Even though Das Siebente Opfer contains most of the elements I know and love from most Wallace (no matter Edgar or Bryan Edgar) adaptations, the film often mixes them up in a pleasantly different way. To just take one example, there is the usual evil mastermind, but he/she is neither wearing a snazzy, thematically appropriate costume, nor is he/she a super villain; in fact, her/his motivation is so normal I have to admit it makes as much sense as anything in a Wallace krimi ever does. This is rather typical for a film that is a bit more of an actual murder mystery than most of its genre brethren - though, to my delight, a very pulpy one - with a whiff of Dick Francis. Here, rather normal murder methods and more improbable ones go hand in hand, and the forces of the law use the most unbelievable methods to reach their goal (like the old "oh, let's wait until most of the cast has been killed off before we decide on a suspect" trick), without that aspect of the movie breaking out into complete silliness.

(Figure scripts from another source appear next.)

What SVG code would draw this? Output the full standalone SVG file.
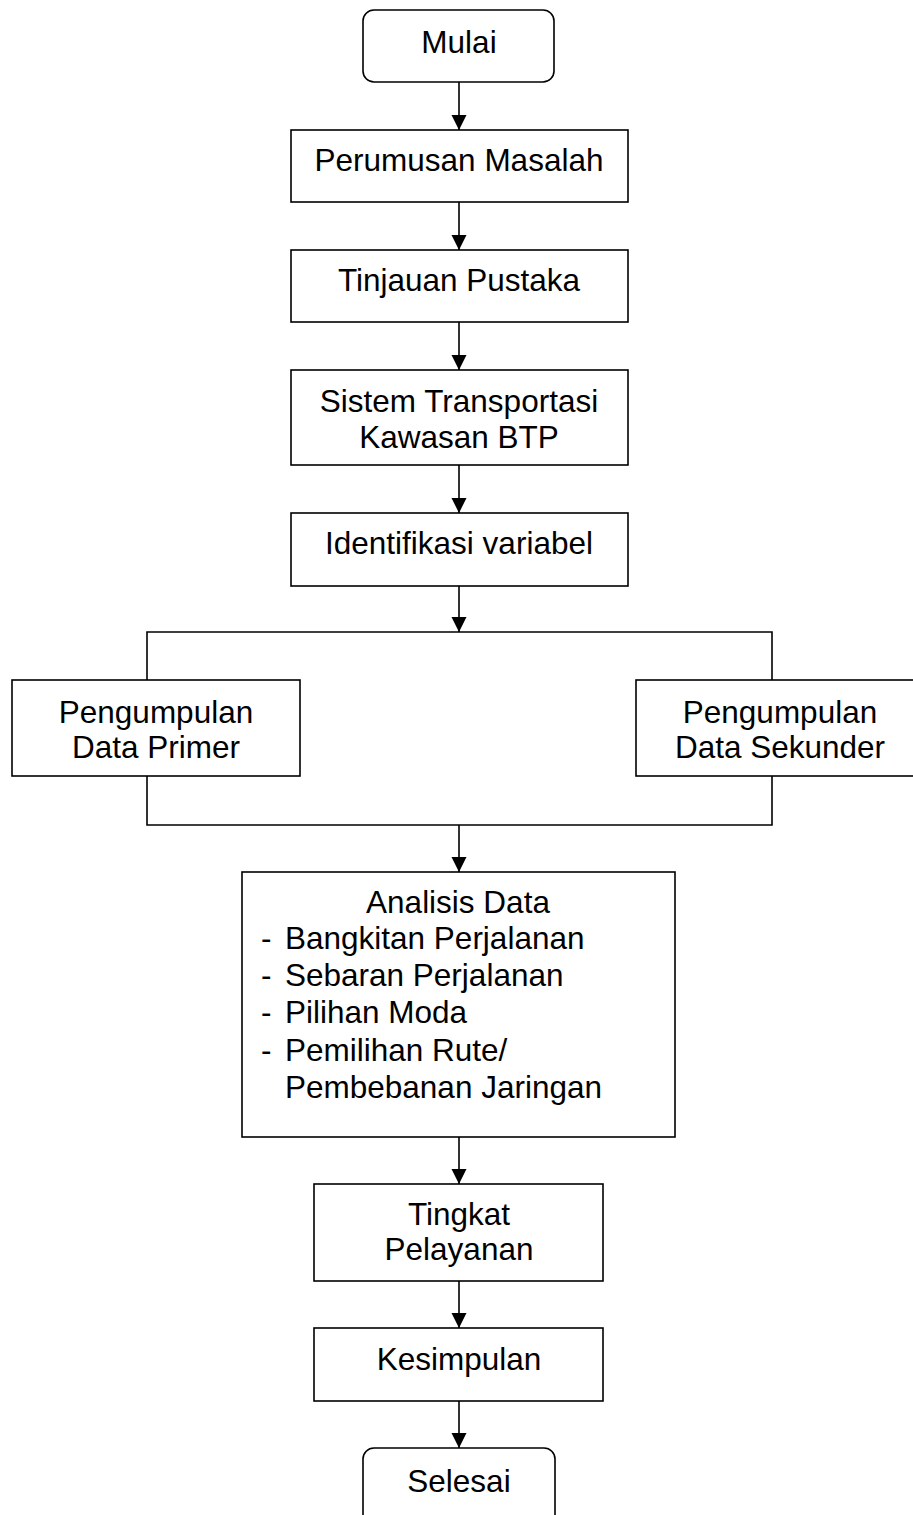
<svg xmlns="http://www.w3.org/2000/svg" width="913" height="1515" viewBox="0 0 913 1515">
<style>
.box{fill:#fff;stroke:#000;stroke-width:1.6}
.ln{fill:none;stroke:#000;stroke-width:1.6}
text{font-family:"Liberation Sans",Arial,sans-serif;font-size:31.5px;fill:#000}
.c{text-anchor:middle}
</style>
<defs>
<marker id="ah" markerUnits="userSpaceOnUse" markerWidth="16" markerHeight="16" viewBox="0 0 16 16" refX="15" refY="8" orient="auto">
<path d="M0,0.5 L15,8 L0,15.5 Z" fill="#000"/>
</marker>
</defs>
<rect width="913" height="1515" fill="#fff"/>
<g id="connectors">
<line class="ln" x1="459" y1="82" x2="459" y2="130" marker-end="url(#ah)"/>
<line class="ln" x1="459" y1="202" x2="459" y2="250" marker-end="url(#ah)"/>
<line class="ln" x1="459" y1="322" x2="459" y2="370" marker-end="url(#ah)"/>
<line class="ln" x1="459" y1="465" x2="459" y2="513" marker-end="url(#ah)"/>
<line class="ln" x1="459" y1="586" x2="459" y2="632" marker-end="url(#ah)"/>
<path class="ln" d="M147,680 V632 H772 V680"/>
<path class="ln" d="M147,776 V825 H772 V776"/>
<line class="ln" x1="459" y1="825" x2="459" y2="872" marker-end="url(#ah)"/>
<line class="ln" x1="459" y1="1137" x2="459" y2="1184" marker-end="url(#ah)"/>
<line class="ln" x1="459" y1="1281" x2="459" y2="1328" marker-end="url(#ah)"/>
<line class="ln" x1="459" y1="1401" x2="459" y2="1448" marker-end="url(#ah)"/>
</g>
<g id="mulai">
<rect class="box" x="363" y="10" width="191" height="72" rx="11"/>
<text class="c" x="459" y="53">Mulai</text>
</g>
<g id="perumusan">
<rect class="box" x="291" y="130" width="337" height="72"/>
<text class="c" x="459" y="171">Perumusan Masalah</text>
</g>
<g id="tinjauan">
<rect class="box" x="291" y="250" width="337" height="72"/>
<text class="c" x="459" y="291">Tinjauan Pustaka</text>
</g>
<g id="sistem">
<rect class="box" x="291" y="370" width="337" height="95"/>
<text class="c" x="459" y="412">Sistem Transportasi</text>
<text class="c" x="459" y="448">Kawasan BTP</text>
</g>
<g id="identifikasi">
<rect class="box" x="291" y="513" width="337" height="73"/>
<text class="c" x="459" y="554">Identifikasi variabel</text>
</g>
<g id="primer">
<rect class="box" x="12" y="680" width="288" height="96"/>
<text class="c" x="156" y="723">Pengumpulan</text>
<text class="c" x="156" y="758">Data Primer</text>
</g>
<g id="sekunder">
<rect class="box" x="636" y="680" width="288" height="96"/>
<text class="c" x="780" y="723">Pengumpulan</text>
<text class="c" x="780" y="758">Data Sekunder</text>
</g>
<g id="analisis">
<rect class="box" x="242" y="872" width="433" height="265"/>
<text class="c" x="458" y="913">Analisis Data</text>
<text x="261" y="949">-</text><text x="285" y="949">Bangkitan Perjalanan</text>
<text x="261" y="986">-</text><text x="285" y="986">Sebaran Perjalanan</text>
<text x="261" y="1023">-</text><text x="285" y="1023">Pilihan Moda</text>
<text x="261" y="1061">-</text><text x="285" y="1061">Pemilihan Rute/</text>
<text x="285" y="1098">Pembebanan Jaringan</text>
</g>
<g id="tingkat">
<rect class="box" x="314" y="1184" width="289" height="97"/>
<text class="c" x="459" y="1225">Tingkat</text>
<text class="c" x="459" y="1260">Pelayanan</text>
</g>
<g id="kesimpulan">
<rect class="box" x="314" y="1328" width="289" height="73"/>
<text class="c" x="459" y="1370">Kesimpulan</text>
</g>
<g id="selesai">
<rect class="box" x="363" y="1448" width="192" height="80" rx="11"/>
<text class="c" x="459" y="1492">Selesai</text>
</g>
</svg>
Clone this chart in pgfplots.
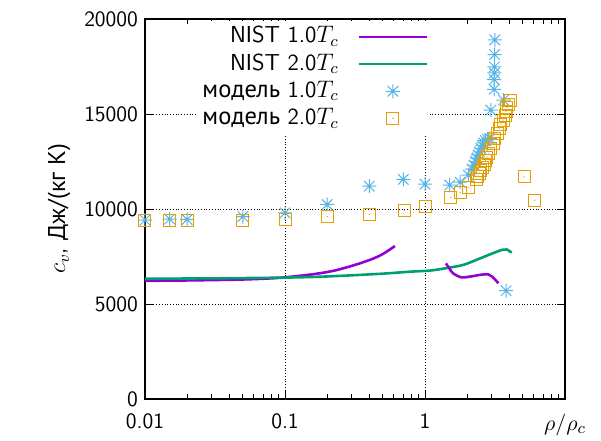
\documentclass[border=0pt]{standalone}
\usepackage{fontspec}
\usepackage{pgfplots}
\pgfplotsset{compat=1.18}
\renewcommand\familydefault{\sfdefault}
\newfontfamily\cyr{PT Sans}[Scale=1.06]
\definecolor{gpviolet}{HTML}{9400D3}
\definecolor{gpgreen}{HTML}{009E73}
\definecolor{gpblue}{HTML}{56B4E9}
\definecolor{gporange}{HTML}{E69F00}
\pgfdeclareplotmark{gpstar}{%
  \pgfpathmoveto{\pgfqpoint{-\pgfplotmarksize}{0pt}}\pgfpathlineto{\pgfqpoint{\pgfplotmarksize}{0pt}}%
  \pgfpathmoveto{\pgfqpoint{0pt}{-\pgfplotmarksize}}\pgfpathlineto{\pgfqpoint{0pt}{\pgfplotmarksize}}%
  \pgfpathmoveto{\pgfqpoint{-0.75\pgfplotmarksize}{-0.75\pgfplotmarksize}}\pgfpathlineto{\pgfqpoint{0.75\pgfplotmarksize}{0.75\pgfplotmarksize}}%
  \pgfpathmoveto{\pgfqpoint{-0.75\pgfplotmarksize}{0.75\pgfplotmarksize}}\pgfpathlineto{\pgfqpoint{0.75\pgfplotmarksize}{-0.75\pgfplotmarksize}}%
  \pgfusepathqstroke}
\pgfdeclareplotmark{gpbox}{%
  \pgfpathrectangle{\pgfqpoint{-\pgfplotmarksize}{-\pgfplotmarksize}}{\pgfqpoint{2\pgfplotmarksize}{2\pgfplotmarksize}}%
  \pgfusepathqstroke
  \pgfpathcircle{\pgfpointorigin}{0.35pt}\pgfusepathqfill}
\pgfplotsset{
  linelegend/.style={legend image code/.code={\draw[##1, line width=1.3pt] (0bp,0bp) -- (34bp,0bp);}},
  marklegend/.style={legend image code/.code={\draw[mark repeat=2,mark phase=2,##1] plot coordinates {(0bp,0bp) (17bp,0bp) (34bp,0bp)};}},
}
\begin{document}
\begin{tikzpicture}[font=\fontsize{11}{13}\selectfont]
\useasboundingbox (-72.5bp,-21bp) rectangle (228bp,199.5bp);
\begin{axis}[
  at={(0,0)}, anchor=south west,
  scale only axis, width=210bp, height=190bp,
  xmode=log, xmin=0.01, xmax=10, ymin=0, ymax=20000,
  xtick={0.01,0.1,1,10}, xticklabels={0.01,0.1,1,{$\rho/\rho_c$}},
  ytick={0,5000,10000,15000,20000},
  scaled y ticks=false,
  /pgf/number format/assume math mode=true,
  yticklabel={\pgfmathprintnumber[fixed,precision=0,set thousands separator={}]{\tick}},
  tick align=inside, major tick length=4bp, minor tick length=2.5bp,
  grid=major, major grid style={black, densely dotted, line width=0.5pt},
  axis line style={black, line width=0.6pt},
  tick style={black, line width=0.5pt},
  xticklabel style={yshift=-4bp},
  ylabel={$c_v$, {\cyr Дж/(кг К)}},
  ylabel style={font=\fontsize{11.5}{13}\selectfont},
  legend cell align=right, legend plot pos=right,
  legend style={at={(0.68,0.995)}, anchor=north east, draw=none, fill=white,
    inner sep=1bp, row sep=0pt, column sep=7.5bp, font=\fontsize{11.6}{14}\selectfont,
    nodes={text height=8.5bp, text depth=2.5bp, inner ysep=1.3bp}},
]
\addplot[gpviolet, line width=1.3pt, smooth, linelegend] coordinates {
(0.01,6220) (0.02,6240) (0.05,6290) (0.092,6380) (0.16,6570) (0.22,6740) (0.276,6930)
(0.343,7140) (0.43,7400) (0.5,7630) (0.61,8050)};
\addlegendentry{NIST 1.0$T_c$}
\addplot[gpgreen, line width=1.3pt, smooth, linelegend] coordinates {
(0.01,6330) (0.03,6350) (0.1,6390) (0.2,6450) (0.48,6590) (0.78,6700) (1.09,6760) (1.4,6880)
(1.88,7060) (2.47,7400) (3.25,7750) (3.6,7860) (3.84,7870) (4.16,7700)};
\addlegendentry{NIST 2.0$T_c$}
\addplot[gpviolet, line width=1.3pt, smooth, forget plot] coordinates {
(1.41,7140) (1.5,6850) (1.59,6610) (1.83,6400) (2.21,6470) (2.5,6540) (2.83,6560)
(3.0,6450) (3.16,6300) (3.34,6090)};
\addplot[gpblue, only marks, mark=gpstar, mark size=3.5bp, line width=0.5pt, marklegend] coordinates {
(0.01,9420) (0.015,9470) (0.02,9450) (0.05,9600) (0.1,9800) (0.2,10240) (0.4,11200)
(0.7,11560) (1.0,11310) (1.5,11260) (1.78,11410) (2.04,11780) (2.16,12100) (2.24,12310)
(2.30,12500) (2.35,12680) (2.40,12850) (2.45,13000) (2.51,13200) (2.57,13350) (2.63,13480)
(2.70,13600) (2.80,13680) (2.91,13710) (2.95,15200) (3.63,15730) (3.12,16300) (3.12,16810)
(3.13,17160) (3.13,17480) (3.14,18130) (3.15,18900) (3.79,5700)};
\addlegendentry{{\cyr модель} 1.0$T_c$}
\addplot[gporange, only marks, mark=gpbox, mark size=3bp, line width=0.5pt, mark options={draw=gporange, fill=gporange}, marklegend] coordinates {
(0.01,9380) (0.015,9400) (0.02,9400) (0.05,9400) (0.1,9450) (0.2,9590) (0.4,9710)
(0.71,9940) (1.0,10140) (1.53,10590) (1.78,10870) (2.04,11140) (2.34,11570) (2.39,11730)
(2.45,11890) (2.51,12050) (2.57,12200) (2.64,12360) (2.70,12570) (2.77,12730) (2.86,12940)
(2.96,13200) (3.06,13470) (3.16,13730) (3.27,13990) (3.38,14250) (3.49,14470) (3.61,14680)
(3.73,14940) (3.79,15150) (3.85,15360) (3.92,15520) (4.05,15730) (5.1,11690) (6.1,10470)};
\addlegendentry{{\cyr модель} 2.0$T_c$}
\end{axis}
\end{tikzpicture}
\end{document}
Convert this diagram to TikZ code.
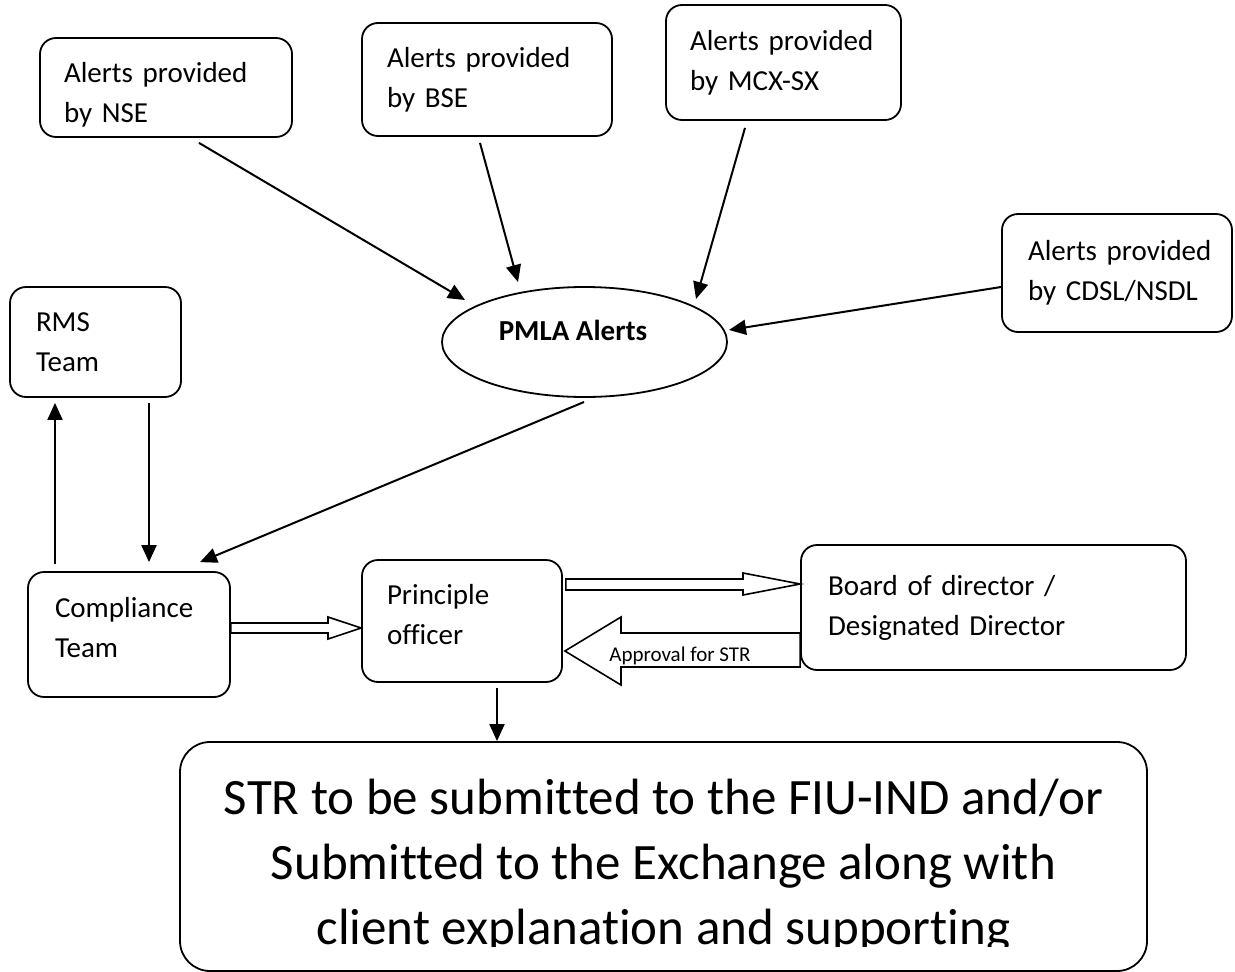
\documentclass[tikz,border=0pt]{standalone}
\usepackage{fontspec}
\setmainfont[Ligatures={CommonOff,ContextualOff}]{Carlito}
\usetikzlibrary{arrows.meta,calc,shapes.geometric}
\begin{document}
\begin{tikzpicture}[x=1pt,y=-1pt,
  box/.style={draw, line width=1.8pt, rounded corners=16pt, align=left, inner xsep=0pt, inner ysep=0pt,
    font=\fontsize{29pt}{40pt}\selectfont},
  arr/.style={-{Triangle[length=17pt,width=15pt]}, line width=2pt},
  blk/.style={draw, line width=1.6pt, fill=white, line join=miter},
  every node/.append style={text=black}]
\useasboundingbox (0,0) rectangle (1235,972);

% boxes
\node[box, minimum width=252pt, minimum height=99pt, text width=204pt] (nse) at (166,87.5) {\mbox{Alerts provided}\\\mbox{by NSE}\par\vspace*{-14pt}};
\node[box, minimum width=250pt, minimum height=113pt, text width=200pt] (bse) at (487,79.5) {\mbox{Alerts provided}\\\mbox{by BSE}};
\node[box, minimum width=235pt, minimum height=115pt, text width=187pt] (mcx) at (783.5,62.5) {\mbox{Alerts provided}\\\mbox{by MCX-SX}};
\node[box, minimum width=230pt, minimum height=118pt, text width=178pt] (cdsl) at (1117,273) {\mbox{Alerts provided}\\\mbox{by CDSL/NSDL}};
\node[box, minimum width=171pt, minimum height=110pt, text width=119pt] (rms) at (95.5,342) {RMS\\Team};
\node[box, minimum width=202pt, minimum height=125pt, text width=148pt] (comp) at (129,634.5) {Compliance\\Team\par\vspace*{14pt}};
\node[box, minimum width=200pt, minimum height=122pt, text width=150pt] (prin) at (462,621) {Principle\\officer\par\vspace*{12pt}};
\node[box, minimum width=385pt, minimum height=125pt, text width=331pt] (board) at (993.5,607.5) {\mbox{Board of director /}\\\mbox{Designated Director}};

% ellipse
\node[draw, ellipse, line width=1.8pt, minimum width=285pt, minimum height=110pt, inner sep=0pt,
  font=\fontsize{29pt}{35pt}\selectfont\bfseries, text height=10pt, text depth=14pt] (pmla) at (584.5,342) {PMLA Alerts\hspace*{23pt}};

% bottom box
\node[draw, line width=1.8pt, rounded corners=30pt, minimum width=967pt, minimum height=229pt] (str) at (663.5,856.5) {};
\begin{scope}
\clip (180,742) rectangle (1147,946);
\node[align=center, inner sep=0pt, font=\fontsize{51pt}{65pt}\selectfont] (strtext) at (663.5,866)
  {STR to be submitted to the FIU-IND and/or\\Submitted to the Exchange along with\\client explanation and supporting};
\end{scope}

% thin arrows to PMLA
\draw[arr] ($(nse.south)+(33,5)$) -- ($(pmla.center)+(-119.5,-42)$);
\draw[arr] ($(bse.south)+(-7,6)$) -- ($(pmla.center)+(-66.5,-60)$);
\draw[arr] ($(mcx.south)+(-38.5,7)$) -- ($(pmla.center)+(111.5,-43)$);
\draw[arr] ($(cdsl.west)+(0,14)$) -- ($(pmla.center)+(144.5,-12)$);
\draw[arr] ($(pmla.center)+(-0.5,60)$) -- ($(comp.north)+(71,-9)$);

% RMS <-> Compliance
\draw[arr] ($(comp.north)+(-74,-7)$) coordinate (c1) -- ($(c1 |- rms.south)+(0,5)$);
\draw[arr] ($(rms.south)+(53.5,5)$) coordinate (r1) -- ($(r1 |- comp.north)+(0,-9)$);

% Principle -> STR
\draw[arr] ($(prin.south)+(35,5)$) coordinate (p1) -- (p1 |- str.north);

% block arrows
\draw[blk] (comp.east |- 0,623) -- (328,623) -- (328,617) -- (prin.west |- 0,628) -- (328,639) -- (328,633) -- (comp.east |- 0,633) -- cycle;
\draw[blk] ($(prin.east |- 0,579)+(3,0)$) -- (743,579) -- (743,573) -- (board.west |- 0,584) -- (743,595) -- (743,590) -- ($(prin.east |- 0,590)+(3,0)$) -- cycle;
\draw[blk] (board.west |- 0,633) -- (621,633) -- (621,617) -- ($(prin.east |- 0,651)+(2,0)$) -- (621,685) -- (621,667) -- (board.west |- 0,667) -- cycle;
\node[font=\fontsize{21pt}{25pt}\selectfont, inner sep=0pt] (appr) at (680,656) {Approval for STR};
\end{tikzpicture}
\end{document}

Usually, I prefer the outright insane krimis to the more murder mystery styled ones, but Das Siebente Opfer is so sprightly directed and written by Gottlieb I just have to make an exception to the rule. The director really has wonderful sense of pacing, jumping through the (of course slightly awkward, this is still a German production) action scenes, the snarky dialogue sequences, and the - often surprisingly funny as well as surprisingly well-placed - humorous scenes, like an excited child who just can't wait to tell his audience what happened next; breathlessness has always stood a pulpy tale in good stead. Visually, Gottlieb goes for a rather dynamic style, with more camera movement and tighter editing than German movie law actually allows, all the better to provide a sense of excitement.